Het Parool
Wednesday 16 april 2008

A train station filled with bygone dreams

It is a classic film genre: the protagonists try to free themselves from the place where they were born and from their fate. Tricks, the second movie by the Polish director Andrzej Jakimowski is set in a Polish town where we always return to the train station. For the six year old Stefek, through whose eyes we see the world, the station, with its trains that come and go, is a place filled with promises of adventure.
He is dreaming of a journey that will bring him beyond the horizon, and he is convinced that he can change fate by playing with his toy soldiers.
His grown-up sister is looking for a different way outside. She is learning Italian and applying for a job at a modern company at the edge of town; a sleek company with a modern parking lot where the manager parks his Alfa Romeo.

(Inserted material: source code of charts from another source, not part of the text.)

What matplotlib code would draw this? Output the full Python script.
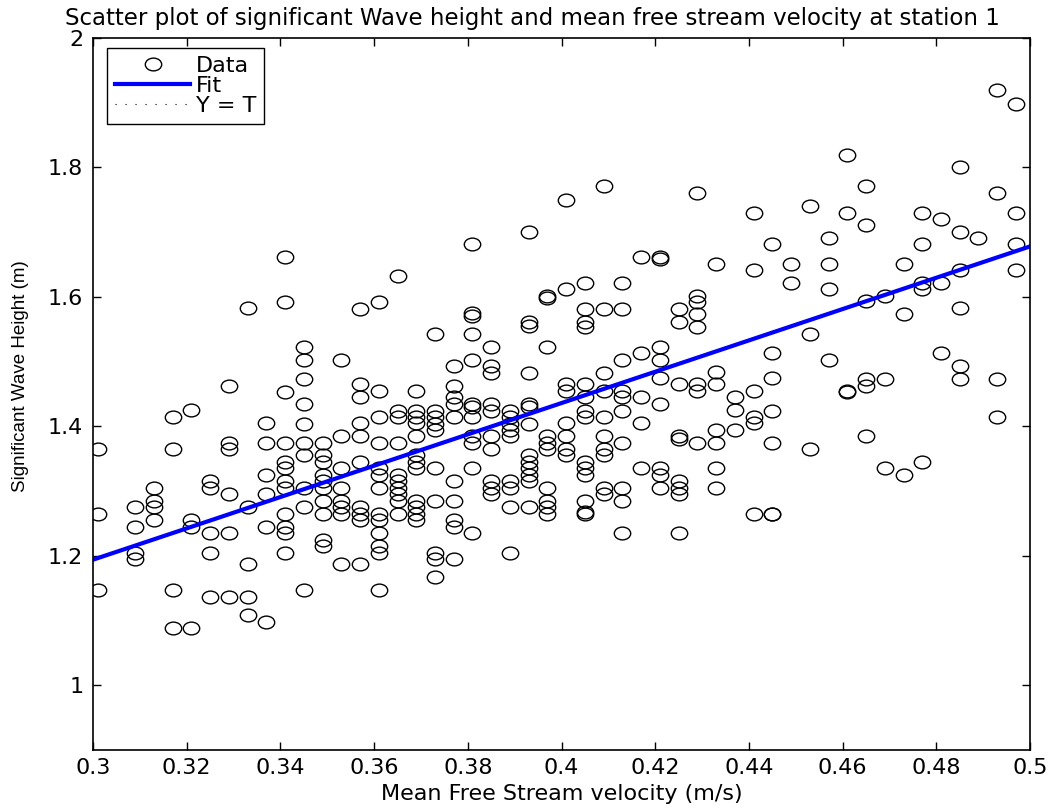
import numpy as np
import matplotlib
matplotlib.use("Agg")
import matplotlib.pyplot as plt
from matplotlib.path import Path

# ---- data ----
velocities = [0.301, 0.305, 0.309, 0.313, 0.317, 0.321, 0.325, 0.329, 0.333, 0.337,
              0.341, 0.345, 0.349, 0.353, 0.357, 0.361, 0.365, 0.369, 0.373, 0.377,
              0.381, 0.385, 0.389, 0.393, 0.397, 0.401, 0.405, 0.409, 0.413, 0.417,
              0.421, 0.425, 0.429, 0.433, 0.437, 0.441, 0.445, 0.449, 0.453, 0.457,
              0.461, 0.465, 0.469, 0.473, 0.477, 0.481, 0.485, 0.489, 0.493, 0.497]

heights = [
    [1.365, 1.265, 1.147],
    [],
    [1.275, 1.245, 1.205, 1.195],
    [1.305, 1.285, 1.275, 1.255],
    [1.415, 1.365, 1.147, 1.088],
    [1.425, 1.255, 1.245, 1.088],
    [1.315, 1.305, 1.235, 1.205, 1.137],
    [1.463, 1.375, 1.365, 1.295, 1.235, 1.137],
    [1.583, 1.275, 1.187, 1.137, 1.108],
    [1.405, 1.375, 1.325, 1.295, 1.245, 1.098],
    [1.661, 1.592, 1.453, 1.375, 1.345, 1.335, 1.315, 1.305, 1.265, 1.245, 1.235, 1.205],
    [1.523, 1.503, 1.473, 1.434, 1.404, 1.375, 1.355, 1.305, 1.275, 1.147],
    [1.375, 1.355, 1.345, 1.325, 1.315, 1.305, 1.285, 1.265, 1.225, 1.215],
    [1.503, 1.385, 1.335, 1.305, 1.285, 1.275, 1.265, 1.187],
    [1.582, 1.465, 1.445, 1.405, 1.385, 1.345, 1.275, 1.265, 1.255, 1.187],
    [1.592, 1.454, 1.414, 1.374, 1.335, 1.325, 1.305, 1.265, 1.255, 1.235, 1.215, 1.205, 1.147],
    [1.632, 1.423, 1.414, 1.374, 1.325, 1.315, 1.305, 1.295, 1.285, 1.265],
    [1.454, 1.423, 1.414, 1.405, 1.385, 1.355, 1.345, 1.335, 1.285, 1.275, 1.265, 1.255],
    [1.543, 1.423, 1.414, 1.404, 1.394, 1.335, 1.285, 1.205, 1.195, 1.167],
    [1.493, 1.463, 1.445, 1.434, 1.414, 1.315, 1.285, 1.255, 1.245, 1.195],
    [1.681, 1.575, 1.570, 1.543, 1.503, 1.434, 1.430, 1.414, 1.385, 1.375, 1.335, 1.235],
    [1.523, 1.493, 1.483, 1.434, 1.423, 1.385, 1.365, 1.315, 1.305, 1.295],
    [1.423, 1.414, 1.404, 1.394, 1.385, 1.315, 1.305, 1.275, 1.205],
    [1.700, 1.562, 1.555, 1.483, 1.434, 1.430, 1.404, 1.355, 1.345, 1.335, 1.325, 1.315, 1.275],
    [1.602, 1.598, 1.523, 1.385, 1.375, 1.365, 1.305, 1.285, 1.275, 1.265],
    [1.750, 1.612, 1.465, 1.454, 1.405, 1.385, 1.365, 1.355],
    [1.621, 1.582, 1.562, 1.553, 1.465, 1.445, 1.423, 1.414, 1.345, 1.335, 1.325, 1.285, 1.265, 1.268],
    [1.771, 1.582, 1.483, 1.454, 1.414, 1.385, 1.365, 1.355, 1.305, 1.295],
    [1.621, 1.582, 1.503, 1.454, 1.445, 1.423, 1.375, 1.305, 1.285, 1.235],
    [1.661, 1.513, 1.445, 1.405, 1.335],
    [1.661, 1.658, 1.523, 1.503, 1.475, 1.434, 1.335, 1.325, 1.305],
    [1.582, 1.562, 1.465, 1.385, 1.380, 1.315, 1.305, 1.295, 1.235],
    [1.760, 1.602, 1.592, 1.573, 1.553, 1.465, 1.455, 1.375],
    [1.651, 1.484, 1.465, 1.395, 1.375, 1.335, 1.305],
    [1.445, 1.425, 1.395],
    [1.730, 1.642, 1.455, 1.415, 1.405, 1.265],
    [1.681, 1.513, 1.475, 1.423, 1.375, 1.265, 1.265],
    [1.651, 1.622],
    [1.740, 1.543, 1.365],
    [1.691, 1.651, 1.612, 1.503],
    [1.820, 1.730, 1.455, 1.453],
    [1.771, 1.711, 1.593, 1.473, 1.463, 1.385],
    [1.602, 1.473, 1.335],
    [1.651, 1.573, 1.325],
    [1.730, 1.682, 1.622, 1.612, 1.345],
    [1.721, 1.622, 1.513],
    [1.800, 1.701, 1.642, 1.583, 1.493, 1.473],
    [1.691],
    [1.920, 1.760, 1.473, 1.414],
    [1.898, 1.730, 1.681, 1.642],
]

fit_x = [0.3, 0.5]
fit_y = [1.194, 1.678]
identity_x = [0.3, 0.5]

xticks = [0.3, 0.32, 0.34, 0.36, 0.38, 0.4, 0.42, 0.44, 0.46, 0.48, 0.5]
xticklabels = ["0.3", "0.32", "0.34", "0.36", "0.38", "0.4", "0.42", "0.44", "0.46", "0.48", "0.5"]
yticks = [1.0, 1.2, 1.4, 1.6, 1.8, 2.0]
yticklabels = ["1", "1.2", "1.4", "1.6", "1.8", "2"]

# ---- build ----
xs = []
ys = []
for v, hs in zip(velocities, heights):
    for h in hs:
        xs.append(v)
        ys.append(h)

# ellipse marker (reference circles are slightly wider than tall)
circ = Path.unit_circle()
ell = Path(circ.vertices * np.array([1.0, 0.78]), circ.codes)

fig = plt.figure(figsize=(10.56, 8.08), dpi=100)
ax = fig.add_axes([93 / 1056, 58 / 808, 937 / 1056, 712 / 808])

ax.plot(xs, ys, linestyle="none", marker=ell, markersize=11.8,
        markerfacecolor="none", markeredgecolor="black", markeredgewidth=1.0,
        label="Data")
ax.plot(fit_x, fit_y, color=(0, 0, 1), linewidth=3.0, label="Fit")
ax.plot(identity_x, identity_x, color="black", linewidth=0.8,
        linestyle=(0, (1, 8)), label="Y = T")

ax.set_xlim(0.3, 0.5)
ax.set_ylim(0.9, 2.0)
ax.set_xticks(xticks)
ax.set_xticklabels(xticklabels)
ax.set_yticks(yticks)
ax.set_yticklabels(yticklabels)

for lab in ax.get_xticklabels() + ax.get_yticklabels():
    lab.set_fontfamily("DejaVu Sans")
    lab.set_fontsize(16)

ax.tick_params(direction="in", length=6, width=1.0, top=True, right=True,
               colors="black")
ax.tick_params(axis="x", pad=6)
ax.tick_params(axis="y", pad=7)
for s in ax.spines.values():
    s.set_linewidth(1.2)

ax.set_xlabel("Mean Free Stream velocity (m/s)", fontfamily="DejaVu Sans",
              fontsize=16, labelpad=4)
ax.set_ylabel("Significant Wave Height (m)", fontfamily="Liberation Sans",
              fontsize=13.5)
ax.yaxis.set_label_coords(-64 / 937, (750 - 376) / 712)
ax.set_title("Scatter plot of significant Wave height and mean free stream velocity at station 1",
             fontfamily="DejaVu Sans", fontsize=16.5, pad=9, x=(532 - 93) / 937)

leg = ax.legend(loc="upper left", bbox_to_anchor=(14 / 937, 1 - 10 / 712),
                borderaxespad=0, fancybox=False, framealpha=1,
                edgecolor="black", prop=dict(family="DejaVu Sans", size=16),
                handlelength=3.4, handletextpad=0.25, labelspacing=0.0,
                borderpad=0.35)
leg.get_frame().set_linewidth(1.0)

fig.savefig("out.png", dpi=100)
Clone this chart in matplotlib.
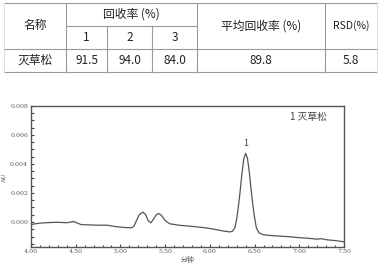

The brother and sister have a quest in common. Their father ran away and their mother is alone. Now they are trying to bring the two back together.
Jakimowski made all this into a playful, lighthearted movie set under a bright blue sky - and that's not something you'll often see in Eastern European movies.
A recurrent visual theme is a flock of white doves which turn circles above the town. Even if you're free as a bird, it's still not easy to leave the place where you were born. And maybe it will never happen, Jakimowski seems to be saying, yet he does so without for even one second becoming didactic about it.
At the end of the movie Stefek crawls into a railroad car which starts moving. When he opens his eyes in the morning, the train has just stopped at the station where his journey had started. Like a dove, he has come back to his nest.
The movie scored high in the public vote of the Rotterdam Film Festival. Unsurprisingly, as there are few directors who can bring bygone dreams to the screen with such a light touch.